• **WHAT THE EXERCISE ASKS**: Below this line are records; write out exactly the lines from the one containing "Give me the" through the one containing "fill=False, edgecolor='#d9d9d9', linewidth=1.5))", with the pictures left out.

Charts and diagrams as code
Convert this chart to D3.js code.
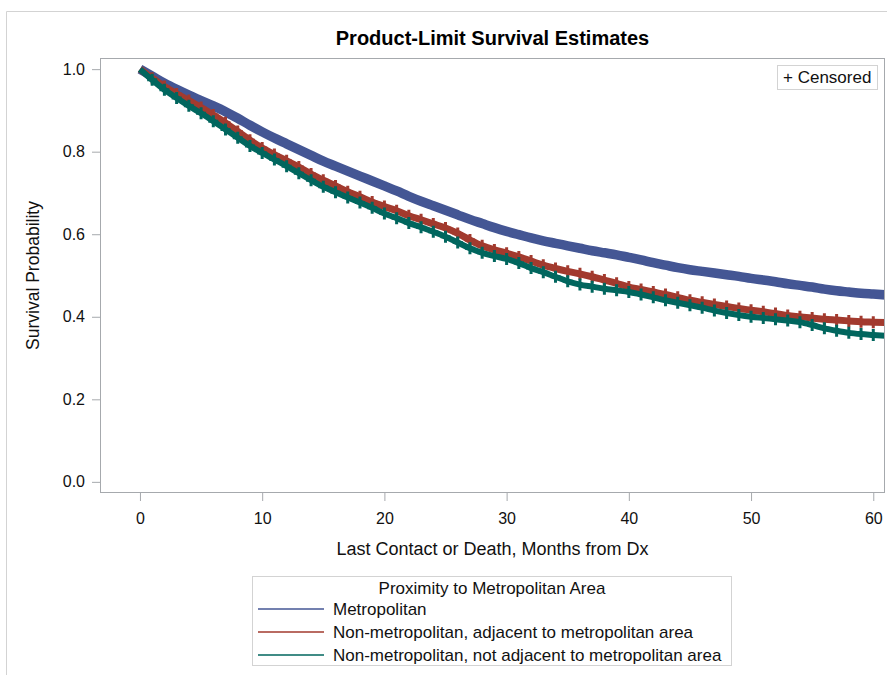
<!DOCTYPE html>
<html>
<head>
<meta charset="utf-8">
<script src="https://cdn.jsdelivr.net/npm/d3@7/dist/d3.min.js"></script>
<style>
body { margin: 0; background: #fff; }
text { font-family: "Liberation Sans", Arial, sans-serif; }
</style>
</head>
<body>
<div id="chart"></div>
<script>
var width = 887
var height = 675

// months from diagnosis
var months = [0, 1, 2, 3, 4, 5, 6, 7, 8, 9, 10, 11, 12, 13, 14, 15, 16, 17, 18, 19, 20,
    21, 22, 23, 24, 25, 26, 27, 28, 29, 30, 31, 32, 33, 34, 35, 36, 37, 38, 39, 40,
    41, 42, 43, 44, 45, 46, 47, 48, 49, 50, 51, 52, 53, 54, 55, 56, 57, 58, 59, 60, 61]

// survival estimates
var metro = [1.000, 0.983, 0.966, 0.951, 0.937, 0.924, 0.911, 0.897, 0.881, 0.864, 0.848,
    0.833, 0.819, 0.805, 0.791, 0.777, 0.765, 0.753, 0.741, 0.729, 0.717,
    0.705, 0.692, 0.680, 0.669, 0.658, 0.647, 0.636, 0.626, 0.616, 0.607,
    0.599, 0.591, 0.584, 0.578, 0.572, 0.566, 0.560, 0.555, 0.550, 0.544,
    0.538, 0.531, 0.525, 0.519, 0.514, 0.510, 0.506, 0.502, 0.498, 0.493,
    0.489, 0.485, 0.480, 0.476, 0.472, 0.467, 0.463, 0.460, 0.457, 0.455, 0.453]

var adjacent = [1.000, 0.978, 0.958, 0.940, 0.924, 0.907, 0.889, 0.870, 0.849, 0.828, 0.809,
    0.793, 0.778, 0.763, 0.746, 0.731, 0.717, 0.703, 0.691, 0.678, 0.667,
    0.657, 0.645, 0.635, 0.625, 0.615, 0.602, 0.586, 0.572, 0.562, 0.554,
    0.545, 0.535, 0.525, 0.517, 0.510, 0.504, 0.497, 0.489, 0.481, 0.472,
    0.466, 0.460, 0.454, 0.447, 0.440, 0.435, 0.430, 0.425, 0.420, 0.416,
    0.412, 0.408, 0.403, 0.400, 0.397, 0.394, 0.392, 0.390, 0.388, 0.387, 0.386]

var notAdjacent = [1.000, 0.974, 0.950, 0.930, 0.911, 0.893, 0.874, 0.854, 0.834, 0.814, 0.797,
    0.781, 0.765, 0.748, 0.731, 0.715, 0.702, 0.689, 0.677, 0.664, 0.650,
    0.639, 0.627, 0.617, 0.606, 0.594, 0.580, 0.566, 0.555, 0.547, 0.540,
    0.530, 0.518, 0.508, 0.497, 0.486, 0.478, 0.473, 0.468, 0.464, 0.460,
    0.454, 0.447, 0.440, 0.434, 0.428, 0.422, 0.415, 0.409, 0.404, 0.400,
    0.397, 0.394, 0.391, 0.387, 0.380, 0.372, 0.366, 0.361, 0.358, 0.356, 0.354]

var groups = ["Metropolitan",
    "Non-metropolitan, adjacent to metropolitan area",
    "Non-metropolitan, not adjacent to metropolitan area"]
var colors = ["#445694", "#A23A2E", "#01665E"]

var xTicks = [0, 10, 20, 30, 40, 50, 60]
var yTicks = [0.0, 0.2, 0.4, 0.6, 0.8, 1.0]

var svg = d3.select("#chart")
    .append("svg")
    .attr("width", width)
    .attr("height", height)

// outer frame
svg.append("path")
    .attr("d", "M6.5,675 V11.5 H887")
    .attr("fill", "none")
    .attr("stroke", "#d3d3d3")

var plot = {left: 100, right: 885, top: 58, bottom: 493}

var x = d3.scaleLinear()
    .domain([-3.27, 60.96])
    .range([plot.left, plot.right])

var y = d3.scaleLinear()
    .domain([-0.027, 1.027])
    .range([plot.bottom, plot.top])

svg.append("clipPath")
    .attr("id", "clip")
    .append("rect")
    .attr("x", plot.left)
    .attr("y", plot.top)
    .attr("width", plot.right - plot.left)
    .attr("height", plot.bottom - plot.top)

var series = [metro, adjacent, notAdjacent].map(function(vals, i) {
    return {name: groups[i], color: colors[i],
        values: months.map(function(m, j) { return {t: m, s: vals[j]} })}
})

var line = d3.line()
    .x(d => x(d.t))
    .y(d => y(d.s))
    .curve(d3.curveMonotoneX)

var curves = svg.append("g").attr("clip-path", "url(#clip)")

var widths = [9.5, 7, 6]

series.forEach(function(s, i) {
    curves.append("path")
        .datum(s.values)
        .attr("d", line)
        .attr("fill", "none")
        .attr("stroke", s.color)
        .attr("stroke-width", widths[i])
        .attr("stroke-linejoin", "round")

    // censored marks
    if (i > 0) {
        curves.selectAll(".cens" + i)
            .data(s.values.slice(1))
            .enter()
            .append("path")
            .attr("class", "cens" + i)
            .attr("d", d => "M" + (x(d.t) - 5) + "," + y(d.s) + "h10M" + x(d.t) + "," + (y(d.s) - 6) + "v12")
            .attr("stroke", s.color)
            .attr("stroke-width", 3)
            .attr("fill", "none")
    }
})

// plot frame
svg.append("rect")
    .attr("x", plot.left + 0.5)
    .attr("y", plot.top + 0.5)
    .attr("width", plot.right - plot.left - 1)
    .attr("height", plot.bottom - plot.top - 1)
    .attr("fill", "none")
    .attr("stroke", "#a6a9ad")

var yAxis = svg.append("g")
    .attr("transform", "translate(" + plot.left + ",0)")
    .call(d3.axisLeft(y).tickValues(yTicks).tickFormat(d3.format(".1f")).tickSize(8).tickPadding(7))

var xAxis = svg.append("g")
    .attr("transform", "translate(0," + plot.bottom + ")")
    .call(d3.axisBottom(x).tickValues(xTicks).tickSize(8).tickPadding(12))

svg.selectAll(".domain").remove()
svg.selectAll(".tick line").attr("stroke", "#a6a9ad")
svg.selectAll(".tick text")
    .attr("fill", "#111")
    .style("font-size", "16px")
    .style("font-family", "'Liberation Sans', Arial, sans-serif")

// title and axis labels
svg.append("text")
    .attr("x", (plot.left + plot.right) / 2)
    .attr("y", 45)
    .attr("text-anchor", "middle")
    .style("font-size", "20px")
    .style("font-weight", "bold")
    .text("Product-Limit Survival Estimates")

svg.append("text")
    .attr("x", (plot.left + plot.right) / 2)
    .attr("y", 555)
    .attr("text-anchor", "middle")
    .style("font-size", "18px")
    .attr("fill", "#111")
    .text("Last Contact or Death, Months from Dx")

svg.append("text")
    .attr("transform", "translate(39," + (plot.top + plot.bottom) / 2 + ") rotate(-90)")
    .attr("text-anchor", "middle")
    .style("font-size", "17.5px")
    .attr("fill", "#111")
    .text("Survival Probability")

// censored legend
svg.append("rect")
    .attr("x", 777.5)
    .attr("y", 65.5)
    .attr("width", 100)
    .attr("height", 24)
    .attr("fill", "#fff")
    .attr("stroke", "#d3d3d3")

svg.append("text")
    .attr("x", 783)
    .attr("y", 77)
    .attr("dy", "0.35em")
    .style("font-size", "17px")
    .attr("fill", "#111")
    .text("+ Censored")

// group legend
var legend = svg.append("g")

legend.append("rect")
    .attr("x", 252.5)
    .attr("y", 576.5)
    .attr("width", 479)
    .attr("height", 89)
    .attr("fill", "#fff")
    .attr("stroke", "#d3d3d3")

legend.append("text")
    .attr("x", 492)
    .attr("y", 588)
    .attr("dy", "0.35em")
    .attr("text-anchor", "middle")
    .style("font-size", "17px")
    .attr("fill", "#111")
    .text("Proximity to Metropolitan Area")

var rows = legend.selectAll(".row")
    .data(series)
    .enter()
    .append("g")
    .attr("class", "row")
    .attr("transform", (d, i) => "translate(0," + (609 + i * 23) + ")")

rows.append("line")
    .attr("x1", 258)
    .attr("x2", 324)
    .attr("stroke", d => d.color)
    .attr("stroke-width", 1.5)

rows.append("text")
    .attr("x", 333)
    .attr("dy", "0.35em")
    .style("font-size", "17px")
    .attr("fill", "#111")
    .text(d => d.name)
</script>
</body>
</html>
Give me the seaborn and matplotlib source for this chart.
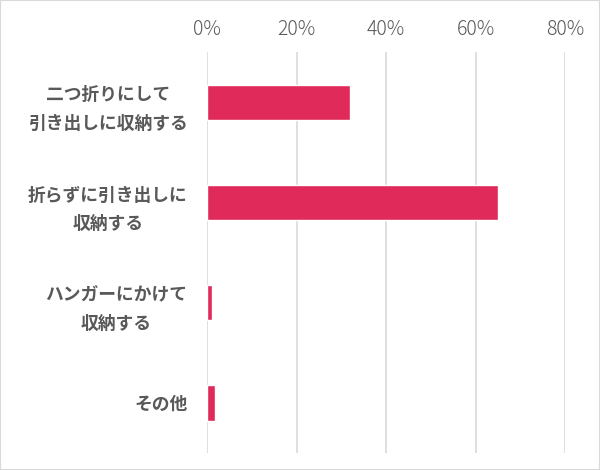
import matplotlib
matplotlib.use('Agg')
import matplotlib.pyplot as plt
import matplotlib.ticker as mtick
import pandas as pd
import seaborn as sns

# values (share of answers)
categories = ['二つ折りにして\n引き出しに収納する', '折らずに引き出しに\n収納する',
              'ハンガーにかけて\n収納する', 'その他']
shares = [0.32, 0.65, 0.011, 0.018]
x_ticks = [0, 0.2, 0.4, 0.6, 0.8]

sns.set_theme(style='white')
plt.rcParams['font.family'] = ['Noto Sans CJK JP', 'DejaVu Sans']

df = pd.DataFrame({'cat': categories, 'share': shares})

fig = plt.figure(figsize=(6, 4.7), dpi=100)
ax = fig.add_axes([0.345, 0.036, 0.597, 0.853])

sns.barplot(data=df, x='share', y='cat', orient='h', color='#E02A5A',
            saturation=1, width=0.35, ax=ax)

ax.set_xlim(0, 0.8)
ax.set_xticks(x_ticks)
ax.xaxis.set_major_formatter(mtick.PercentFormatter(1.0, decimals=0))
ax.xaxis.tick_top()
ax.grid(axis='x', color='#d9d9d9', linewidth=1.2)
ax.set_axisbelow(True)
for s in ax.spines.values():
    s.set_visible(False)
ax.set_xlabel('')
ax.set_ylabel('')
ax.tick_params(axis='x', length=0, pad=9, labelsize=14, labelcolor='#595959')
for lab in ax.get_xticklabels():
    lab.set_fontweight('light')
ax.tick_params(axis='y', length=0, pad=14)
for lab in ax.get_yticklabels():
    lab.set_fontsize(12.8)
    lab.set_color('#595959')
    lab.set_fontweight('bold')
    lab.set_multialignment('center')
    lab.set_linespacing(1.75)

# thin frame around the whole picture
fig.patches.append(plt.Rectangle((0, 0), 1, 1, transform=fig.transFigure,
                                 fill=False, edgecolor='#d9d9d9', linewidth=1.5))

fig.savefig('out.png', dpi=100)
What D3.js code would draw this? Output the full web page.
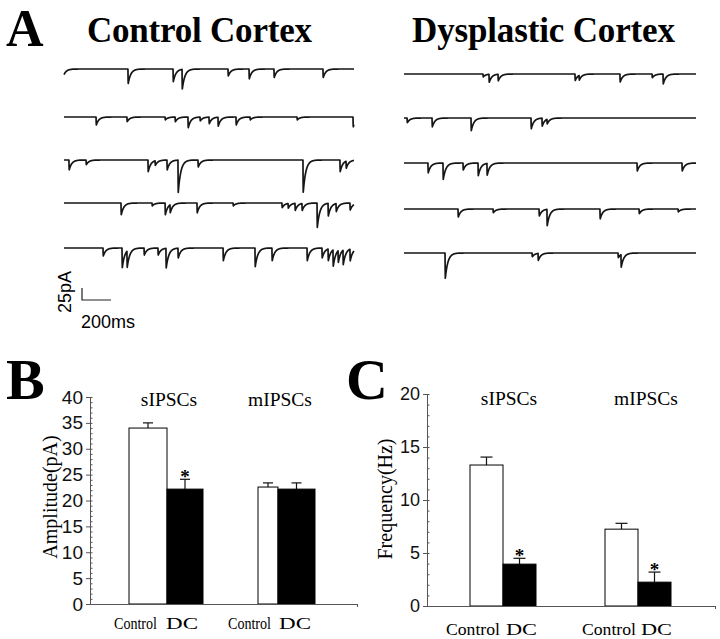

• **FINAL RESULT**:
Give me the seaborn and matplotlib source for this chart.
import matplotlib
matplotlib.use('Agg')
import matplotlib.pyplot as plt
import matplotlib.ticker as mtick
import pandas as pd
import seaborn as sns

# values (share of answers)
categories = ['二つ折りにして\n引き出しに収納する', '折らずに引き出しに\n収納する',
              'ハンガーにかけて\n収納する', 'その他']
shares = [0.32, 0.65, 0.011, 0.018]
x_ticks = [0, 0.2, 0.4, 0.6, 0.8]

sns.set_theme(style='white')
plt.rcParams['font.family'] = ['Noto Sans CJK JP', 'DejaVu Sans']

df = pd.DataFrame({'cat': categories, 'share': shares})

fig = plt.figure(figsize=(6, 4.7), dpi=100)
ax = fig.add_axes([0.345, 0.036, 0.597, 0.853])

sns.barplot(data=df, x='share', y='cat', orient='h', color='#E02A5A',
            saturation=1, width=0.35, ax=ax)

ax.set_xlim(0, 0.8)
ax.set_xticks(x_ticks)
ax.xaxis.set_major_formatter(mtick.PercentFormatter(1.0, decimals=0))
ax.xaxis.tick_top()
ax.grid(axis='x', color='#d9d9d9', linewidth=1.2)
ax.set_axisbelow(True)
for s in ax.spines.values():
    s.set_visible(False)
ax.set_xlabel('')
ax.set_ylabel('')
ax.tick_params(axis='x', length=0, pad=9, labelsize=14, labelcolor='#595959')
for lab in ax.get_xticklabels():
    lab.set_fontweight('light')
ax.tick_params(axis='y', length=0, pad=14)
for lab in ax.get_yticklabels():
    lab.set_fontsize(12.8)
    lab.set_color('#595959')
    lab.set_fontweight('bold')
    lab.set_multialignment('center')
    lab.set_linespacing(1.75)

# thin frame around the whole picture
fig.patches.append(plt.Rectangle((0, 0), 1, 1, transform=fig.transFigure,
                                 fill=False, edgecolor='#d9d9d9', linewidth=1.5))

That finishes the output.